I have been keeping a journal since the third grade when my “old” (she was probably 40) teacher, Mrs. Shackman let us choose from a pile of colored composition books. I took to the art of journaling immediately and poured my heart and soul out in perfect penmanship. Although we had to turn those journals in every Friday (to be returned on Monday), Mrs. Shackman assured us that our journals were ours and private. I still believed her and honestly, I didn’t have a lot to write or report on that was particularly exciting. But as the days, months and years passed, my journals took on a rather sophisticated level of introspection. I began to take detailed notes of everything I encountered from nature to human interactions. I wrote about love and how people communicated with one another—and didn’t. I wrote about a lack of love, pain and terror. When I re-read my early journals much later in my life it was incredibly clear that I knew at a very early age that I wanted to help people. But it took me thirty years to clear the way to becoming what I knew at nine.
Journals are my personal books of knowledge. I journal regularly (not necessarily daily). I don’t set up a forced schedule, I just try to make some type of entry weekly. At the end of each month I read what I have written. Some months I am very much an alien to myself while in others I find uncensored clarity—what I yearn for, what is stressing me out, who or what amused me, touched me, put a smile on my face or made me cry. Did I do something I loved? Did some great idea strike me? Did I sleep well? Eat well? Information about me and how I am living my life finds its way onto the pages of my journal.
I find journaling to be an incredible way to keep moving and also be still—I’m at my very best when I am able to do both.
About three months ago I started a new system of journaling. I organized a single journal into three sections using different colored tabs. I did this as a way to take the pressure off myself to write in a specific way. Here are my three sections but yours can be anything you choose.

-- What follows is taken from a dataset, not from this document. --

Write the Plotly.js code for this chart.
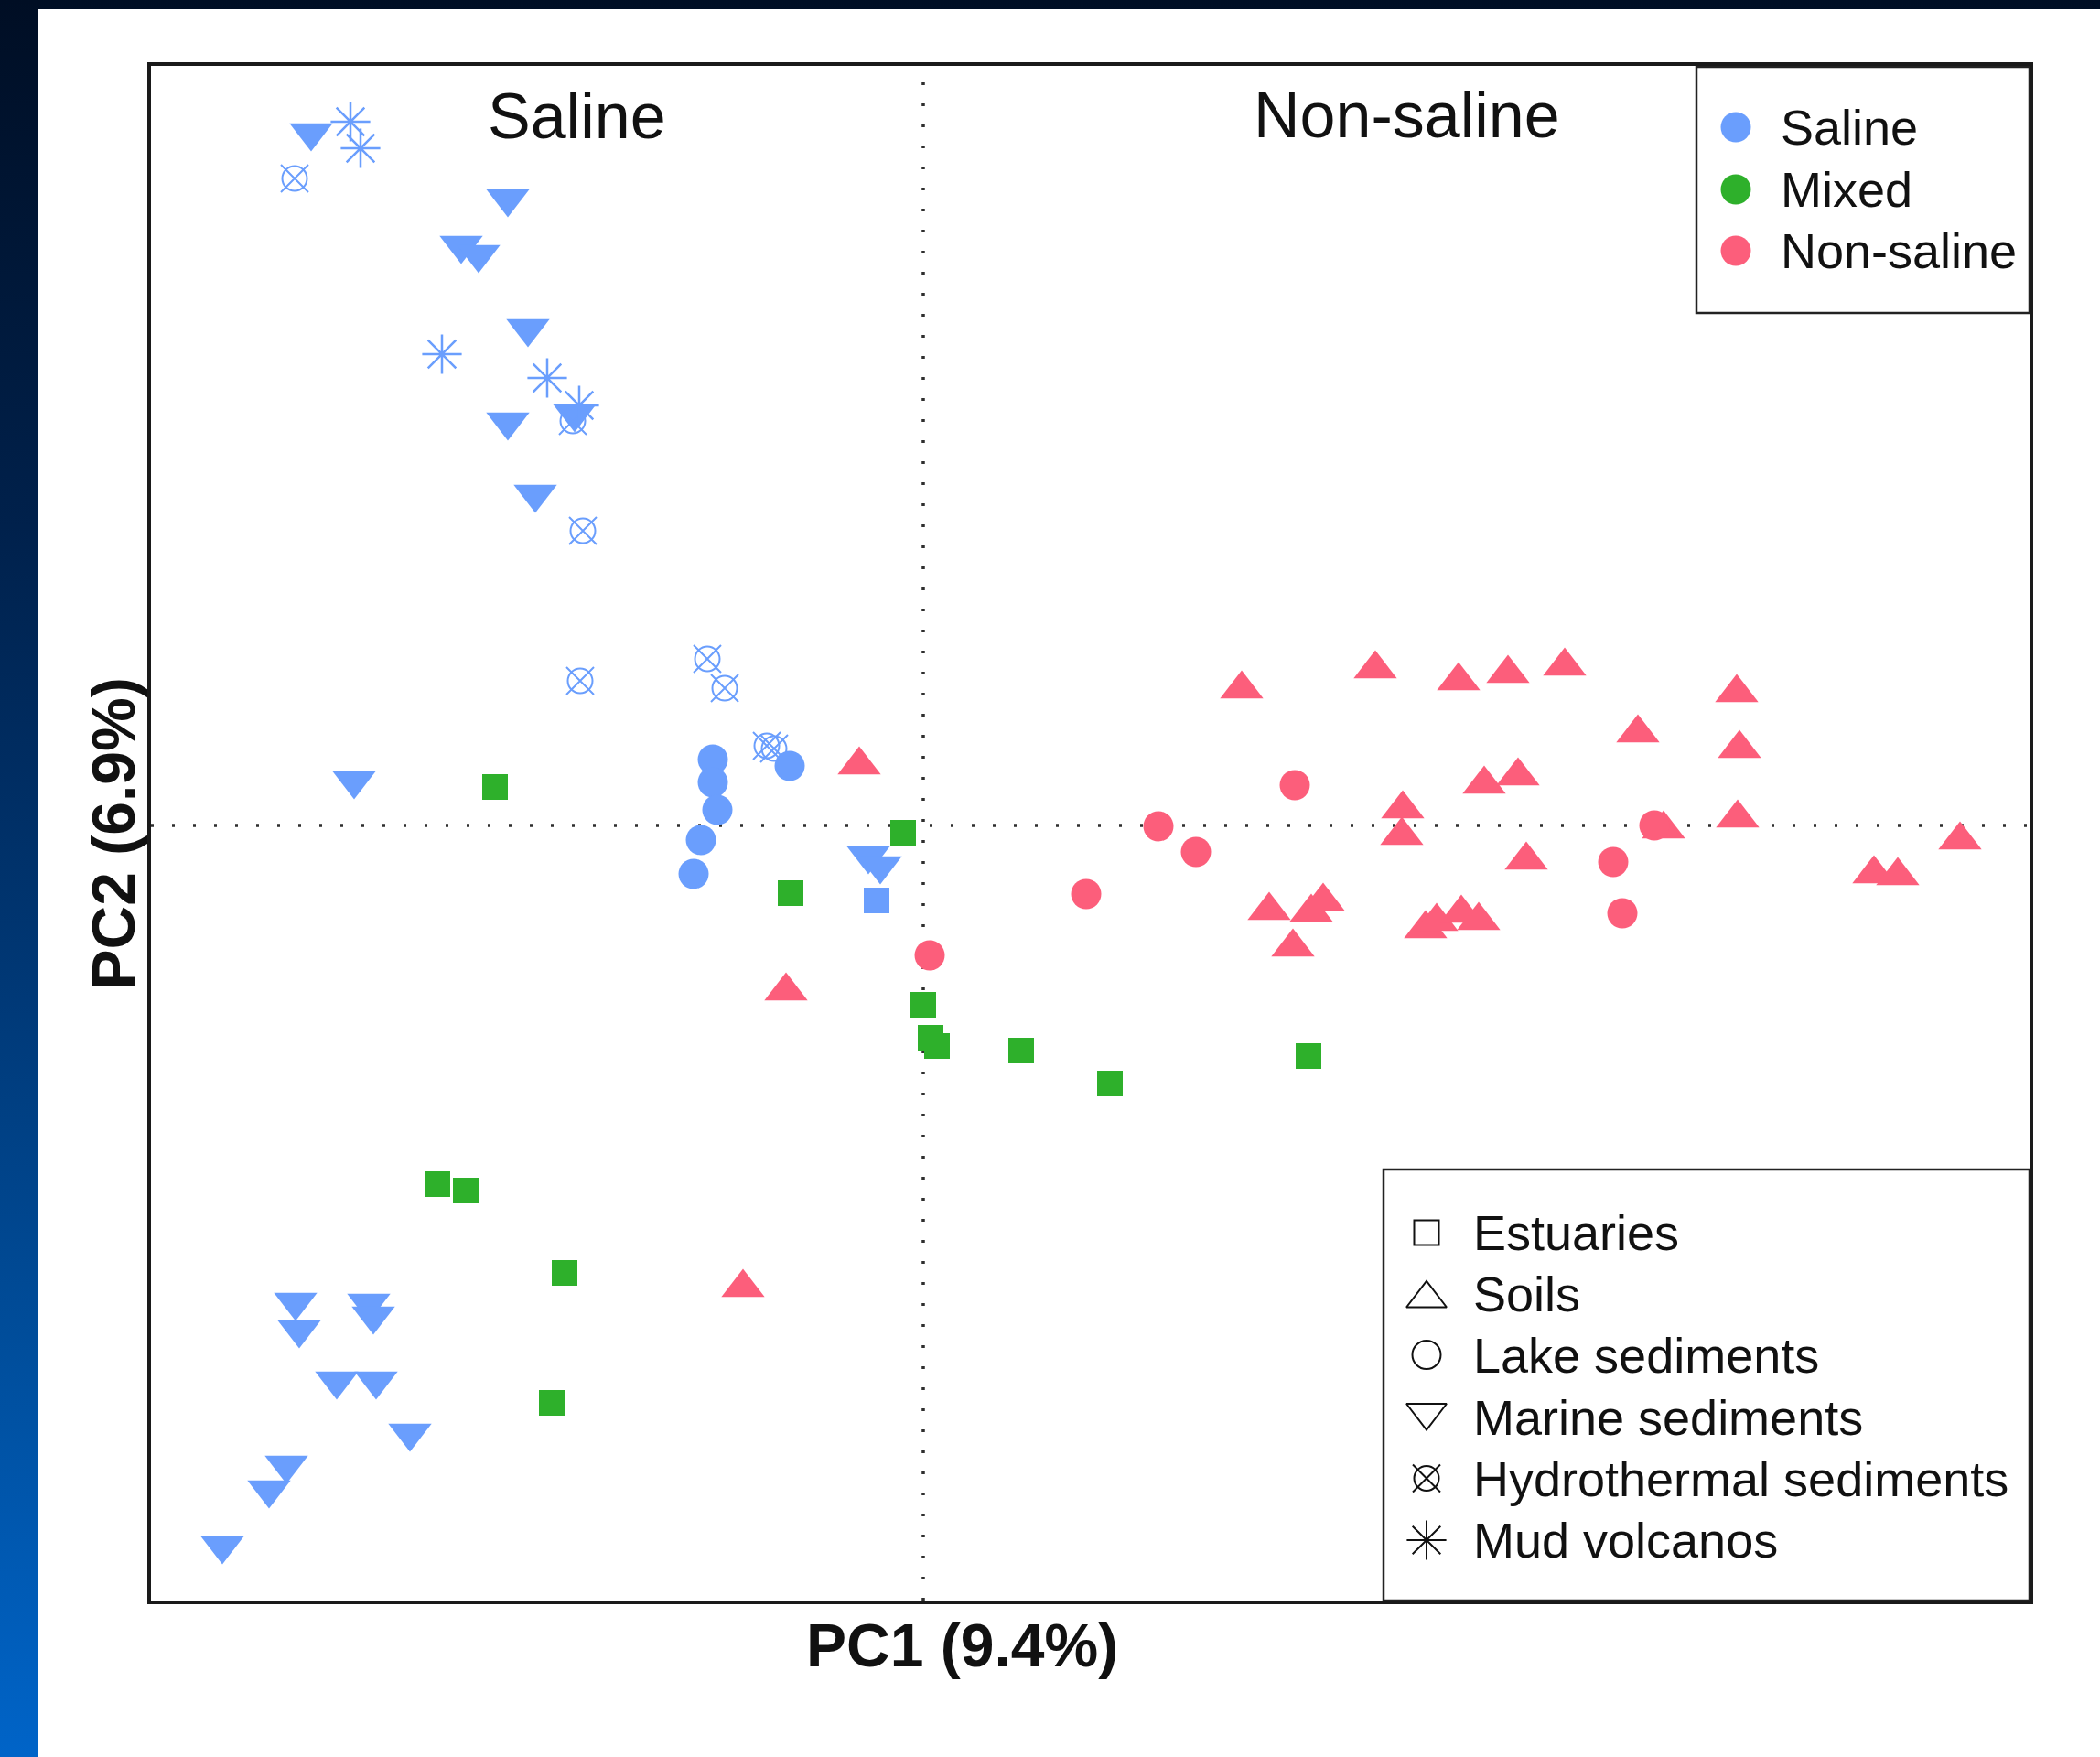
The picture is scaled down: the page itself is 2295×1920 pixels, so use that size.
<!DOCTYPE html>
<html>
<head>
<meta charset="utf-8">
<script src="https://cdn.plot.ly/plotly-3.0.1.min.js"></script>
<style>
  html, body { margin: 0; padding: 0; width: 2295px; height: 1920px; overflow: hidden;
    background: linear-gradient(to bottom, #000e24 0%, #00214c 30%, #003774 55%, #004f9e 78%, #0064c8 100%); }
  #chart { position: absolute; left: 41px; top: 10px; width: 2254px; height: 1910px; background: #ffffff; }
</style>
</head>
<body>
<div id="chart"></div>
<script>
// Category labels
const salinityClasses = ['Saline', 'Mixed', 'Non-saline'];
const habitatTypes = ['Estuaries', 'Soils', 'Lake sediments', 'Marine sediments', 'Hydrothermal sediments', 'Mud volcanos'];
const axisTitleX = 'PC1 (9.4%)';
const axisTitleY = 'PC2 (6.9%)';

// PCA scores (PC1, PC2) by salinity class and habitat
// Saline – marine sediments
const salMarinePC1 = [-0.3345, -0.227, -0.2525, -0.243, -0.216, -0.1905, -0.227, -0.212, -0.311, -0.030, -0.0235,
                      -0.343, -0.341, -0.303, -0.3005, -0.3205, -0.299, -0.2805, -0.348, -0.3575, -0.383];
const salMarinePC2 = [0.3785, 0.3425, 0.317, 0.312, 0.2715, 0.225, 0.2205, 0.181, 0.0245, -0.0165, -0.022,
                      -0.2605, -0.2755, -0.261, -0.268, -0.3035, -0.3035, -0.332, -0.3495, -0.363, -0.3935];
// Saline – hydrothermal sediments
const salHydroPC1 = [-0.3435, -0.1915, -0.186, -0.1875, -0.118, -0.1085, -0.0855, -0.0815];
const salHydroPC2 = [0.3535, 0.221, 0.161, 0.079, 0.091, 0.075, 0.0435, 0.042];
// Saline – mud volcanos
const salMudPC1 = [-0.313, -0.3075, -0.263, -0.2055, -0.188];
const salMudPC2 = [0.3845, 0.370, 0.2575, 0.2445, 0.2295];
// Saline – lake sediments
const salLakePC1 = [-0.115, -0.115, -0.1125, -0.1215, -0.1255, -0.073];
const salLakePC2 = [0.036, 0.0235, 0.0085, -0.008, -0.0265, 0.0325];
// Saline – estuaries
const salEstPC1 = [-0.0255];
const salEstPC2 = [-0.041];
// Mixed – estuaries
const mixEstPC1 = [-0.2655, -0.250, -0.196, -0.203, -0.234, -0.011, -0.0725, 0.000, 0.004, 0.0075, 0.0535, 0.102, 0.2105];
const mixEstPC2 = [-0.196, -0.1995, -0.2445, -0.3155, 0.021, -0.004, -0.037, -0.098, -0.116, -0.1205, -0.123, -0.141, -0.126];
// Non-saline – soils
const nonSoilPC1 = [-0.035, -0.075, -0.0985, 0.174, 0.247, 0.2925, 0.3195, 0.3505, 0.4445, 0.3905, 0.446, 0.3065,
                    0.325, 0.262, 0.2615, 0.3295, 0.445, 0.4045, 0.5665, 0.5195, 0.5325, 0.189, 0.212, 0.2185,
                    0.202, 0.2745, 0.2805, 0.294, 0.3035];
const nonSoilPC2 = [0.033, -0.0905, -0.2525, 0.0745, 0.0855, 0.079, 0.083, 0.087, 0.0725, 0.0505, 0.042, 0.0225,
                    0.027, 0.009, -0.0055, -0.019, 0.004, -0.002, -0.008, -0.0265, -0.0275, -0.0465, -0.0475, -0.0415,
                    -0.0665, -0.0565, -0.0525, -0.048, -0.052];
// Non-saline – lake sediments
const nonLakePC1 = [0.203, 0.149, 0.1285, 0.089, 0.0035, 0.377, 0.382, 0.3995];
const nonLakePC2 = [0.022, -0.0145, -0.0005, -0.0375, -0.071, -0.020, -0.048, 0.000];

// Styling
const colBlue = '#6a9efd';
const colGreen = '#2eb02b';
const colPink = '#fc5e7b';
const classColors = [colBlue, colGreen, colPink];
const ink = '#111111';
const fontFam = '"Liberation Sans", Arial, Helvetica, sans-serif';

function filled(x, y, symbol, size, color) {
  return { type: 'scatter', mode: 'markers', x: x, y: y, hoverinfo: 'skip',
    marker: { symbol: symbol, size: size, color: color, line: { width: 0 } } };
}
function outline(x, y, symbol, size, color, lw) {
  return { type: 'scatter', mode: 'markers', x: x, y: y, hoverinfo: 'skip',
    marker: { symbol: symbol, size: size, color: color, line: { width: lw, color: color } } };
}

const traces = [
  filled(salMarinePC1, salMarinePC2, 'triangle-down', 41, colBlue),
  outline(salHydroPC1, salHydroPC2, 'circle-open', 27, colBlue, 2),
  outline(salHydroPC1, salHydroPC2, 'x-thin-open', 30, colBlue, 2),
  outline(salMudPC1, salMudPC2, 'asterisk-open', 36, colBlue, 2.5),
  filled(salLakePC1, salLakePC2, 'circle', 33, colBlue),
  filled(salEstPC1, salEstPC2, 'square', 28, colBlue),
  filled(mixEstPC1, mixEstPC2, 'square', 28, colGreen),
  filled(nonSoilPC1, nonSoilPC2, 'triangle-up', 41, colPink),
  filled(nonLakePC1, nonLakePC2, 'circle', 33, colPink)
];

// Key panels are laid out on a pixel-based overlay axis (x2/y2) spanning the plot area
const keyA = { x0: 1689, x1: 2053, y0: 1, y1: 270, symX: 1732, textX: 1779, rows: [67, 135, 202] };
const keyB = { x0: 1347, x1: 2053, y0: 1206, y1: 1677, symX: 1394, textX: 1443,
               rows: [1275, 1342, 1408.5, 1476.5, 1543.5, 1611] };

// salinity key: coloured dots
traces.push({ type: 'scatter', mode: 'markers', xaxis: 'x2', yaxis: 'y2', hoverinfo: 'skip',
  x: salinityClasses.map(() => keyA.symX), y: keyA.rows,
  marker: { symbol: 'circle', size: 33, color: classColors, line: { width: 0 } } });

// habitat key: outlined symbols
const keySymbols = [
  { s: 'square-open', size: 27, dy: 0 },
  { s: 'triangle-up-open', size: 38, dy: 5 },
  { s: 'circle-open', size: 31, dy: 0 },
  { s: 'triangle-down-open', size: 38, dy: -5 },
  { s: 'circle-open', size: 27, dy: 0 },
  { s: 'asterisk-open', size: 36, dy: 0 }
];
keySymbols.forEach((k, i) => {
  traces.push({ type: 'scatter', mode: 'markers', xaxis: 'x2', yaxis: 'y2', hoverinfo: 'skip',
    x: [keyB.symX], y: [keyB.rows[i] + k.dy],
    marker: { symbol: k.s, size: k.size, color: ink, line: { width: 2, color: ink } } });
});
traces.push({ type: 'scatter', mode: 'markers', xaxis: 'x2', yaxis: 'y2', hoverinfo: 'skip',
  x: [keyB.symX], y: [keyB.rows[4]],
  marker: { symbol: 'x-thin-open', size: 30, color: ink, line: { width: 2, color: ink } } });

const annotations = [];
salinityClasses.forEach((label, i) => {
  annotations.push({ xref: 'x2', yref: 'y2', x: keyA.textX, y: keyA.rows[i], text: label,
    showarrow: false, xanchor: 'left', yanchor: 'middle', font: { size: 54, color: ink, family: fontFam } });
});
habitatTypes.forEach((label, i) => {
  annotations.push({ xref: 'x2', yref: 'y2', x: keyB.textX, y: keyB.rows[i], text: label,
    showarrow: false, xanchor: 'left', yanchor: 'middle', font: { size: 54, color: ink, family: fontFam } });
});
annotations.push(
  { xref: 'paper', yref: 'paper', x: 0.2267, y: 0.9672, text: 'Saline', showarrow: false,
    xanchor: 'center', yanchor: 'middle', font: { size: 70, color: ink, family: fontFam } },
  { xref: 'paper', yref: 'paper', x: 0.6683, y: 0.9678, text: 'Non-saline', showarrow: false,
    xanchor: 'center', yanchor: 'middle', font: { size: 70, color: ink, family: fontFam } },
  { xref: 'paper', yref: 'paper', x: 0.432, y: -0.0295, text: '<b>' + axisTitleX + '</b>', showarrow: false,
    xanchor: 'center', yanchor: 'middle', font: { size: 66, color: ink, family: fontFam } },
  { xref: 'paper', yref: 'paper', x: -0.0200, y: 0.5, text: '<b>' + axisTitleY + '</b>', showarrow: false,
    textangle: -90, xanchor: 'center', yanchor: 'middle', font: { size: 66, color: ink, family: fontFam } }
);

const dotted = { color: '#2e2e2e', width: 3.5, dash: '3px,20px' };
const shapes = [
  { type: 'line', xref: 'x', yref: 'paper', x0: 0, x1: 0, y0: 0, y1: 1, line: dotted, layer: 'below' },
  { type: 'line', xref: 'paper', yref: 'y', x0: 0, x1: 1, y0: 0, y1: 0, line: dotted, layer: 'below' },
  { type: 'rect', xref: 'x2', yref: 'y2', x0: keyA.x0, x1: keyA.x1, y0: keyA.y0, y1: keyA.y1,
    line: { color: '#222', width: 2.5 }, fillcolor: '#ffffff', layer: 'below' },
  { type: 'rect', xref: 'x2', yref: 'y2', x0: keyB.x0, x1: keyB.x1, y0: keyB.y0, y1: keyB.y1,
    line: { color: '#222', width: 2.5 }, fillcolor: '#ffffff', layer: 'below' }
];

const frameAxis = { showgrid: false, zeroline: false, showticklabels: false, ticks: '',
  showline: true, mirror: true, linecolor: '#1a1a1a', linewidth: 4, fixedrange: true };

const layout = {
  width: 2254, height: 1910,
  margin: { l: 124, r: 77, t: 62, b: 171, pad: 0 },
  paper_bgcolor: '#ffffff', plot_bgcolor: '#ffffff',
  showlegend: false,
  font: { family: fontFam, color: ink },
  xaxis: Object.assign({ range: [-0.422, 0.6045] }, frameAxis),
  yaxis: Object.assign({ range: [-0.4235, 0.415] }, frameAxis),
  xaxis2: { overlaying: 'x', anchor: 'y2', range: [0, 2053], visible: false, fixedrange: true },
  yaxis2: { overlaying: 'y', anchor: 'x2', range: [1677, 0], visible: false, fixedrange: true },
  shapes: shapes,
  annotations: annotations
};

Plotly.newPlot('chart', traces, layout, { staticPlot: true, displayModeBar: false });
</script>
</body>
</html>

Words: Some days I write a bunch of random words that somehow express how I’m feeling. Or I choose words that I like the sound of. Is there a word you would use to describe yourself? What word would others use to describe you? Some days I just write a single word and close the journal. Later I might go back to that day’s entry and write some more about one word or another.
Have I done something I loved today? What is it? Is there something you would have liked to do? What was it? Did you say “NO” to something that you might have wanted to do? If you look back a month later and see that you haven’t done a single thing you loved during the month—it’s time to re-evaluate.
Struggling. Work, people, emotions. We have hours, days, months and some of us have had years that are incredibly challenging. Some of my entries are like this—”Today I struggled with getting my day started.” An entry like this might lead me to share why I was struggling or I might just jot down some notes about what I might try to move myself along in the day.
At any time you can add tabs, change tabs or have multiple journals. I look at my journals as an opportunity to learn what’s happening in my life because while I am actively living it, I am often not still enough to really see it. The most essential thing about journaling is to let go of having to write something big or important or to confine yourself to having to write a certain amount. Making it “big” often results in not keeping a journal at all. And one more thing—don’t confine yourself to putting words on a page in complete sentences. Forget grammar and penmanship. Use different colored pens. Make a mess! Remember your journal is for your eyes only.